Книга Хассо Г. Стахова «Маленький Кваст» была для меня особенно интересной, потому что он воевал примерно на том же участке фронта, что и я, но с другой стороны.
Но не это главное. Признаюсь, что я и до Стахова встречал и в литературе, да и в жизни немцев, которые стояли напротив наших позиций, стреляли в нас так же, как и мы в них.
Книга Стахова была для меня замечательной не просто этим совпадением. Пожалуй, впервые я столкнулся с тем, что немецкий солдат, который был для меня мишенью, всего лишь врагом, оказался к тому же и человеком. Он размышляет, старается понять, что это за война, зачем она нужна, в том числе и лично ему. Там, на той стороне, тоже смеются, отпускают шутки по поводу Ивана, как и мы шутили по поводу Фрица. Мерзнут до обморожений, пишут письма, ждут их от родных и близких.
Чем дальше читаешь, тем больше это сходство завораживает. Сейчас, спустя 60 лет после той войны, может быть, это открытие покажется не столь уже большим откровением. Но в нашей советской и постсоветской литературе мы никогда не пытались увидеть в немецком солдате человеческое существо, столь схожее с нами. Те же чувства, те же невзгоды и ту же страдающую плоть.
Может быть, еще лет тридцать назад я бы не воспринял подобный рассказ так, как воспринимаю сегодня. Это не примирение, это, скорее, понимание. И еще это узнавание. Через героя книги я вспоминаю и себя, узнаю и свои фронтовые будни.
Отчасти, конечно, чудо, что мы оба, рядовые солдаты, выжили, уцелели в этой мясорубке.
Именно солдатское мировосприятие той войны под Ленинградом для меня особенно важно. Рядовой солдат, такой же, как и я, зачастую вынужденный служить лишь пушечным мясом, – это сходство особенно удивляет. Конечно, при всей непримиримости, во всяком случае моей, к тем оккупантам, которые обрекали Ленинград на голодную смерть.
Оказывается, у немецких солдат были жены, матери, была любовь, тоска. Там были не только нацисты. Там были жертвы. Они погибали так же, как умирали мои однополчане, так же в ужасе прижимались к земле во время артиллерийских обстрелов. Пусть к чужой земле, но ища у нее защиты.
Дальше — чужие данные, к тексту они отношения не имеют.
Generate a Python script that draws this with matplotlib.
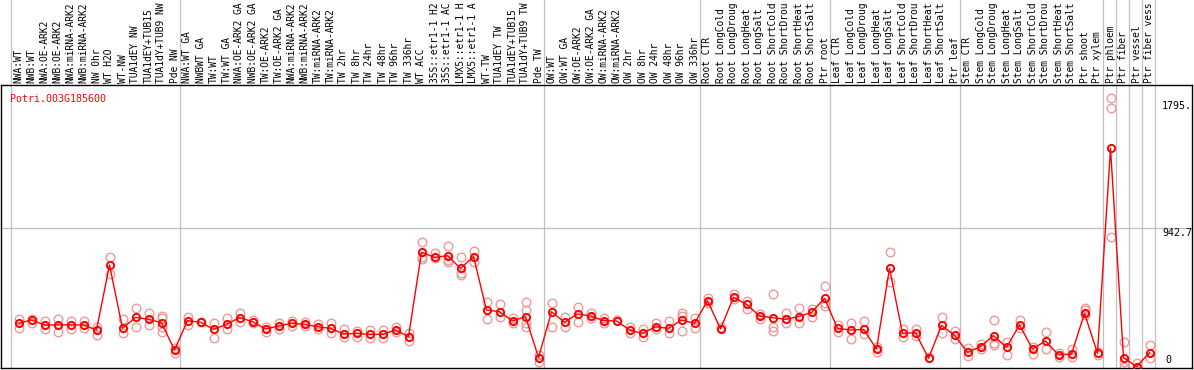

Стахов был добровольцем, так же как и я. У нас была разная идеология. Но если бы нас обоих убило, наши кости одинаково гнили бы под Ленинградом.
Наверное, наш страх и ужас перед летящим снарядом был тоже одинаков.
Я думаю, что такие книги, как «Маленький Кваст», нужны и сегодня. В них дорого общечеловеческое начало. И тот давний вывод, который никак не может усвоить человечество: захватнические войны – бессмысленны».
В 2005 году роман «Маленький Кваст» вновь появился на прилавках книжных магазинов Германии. На этот раз с предисловием русского писателя-фронтовика. Может быть, со временем он будет полностью переведен и издан на русском языке. Этого бы очень хотелось.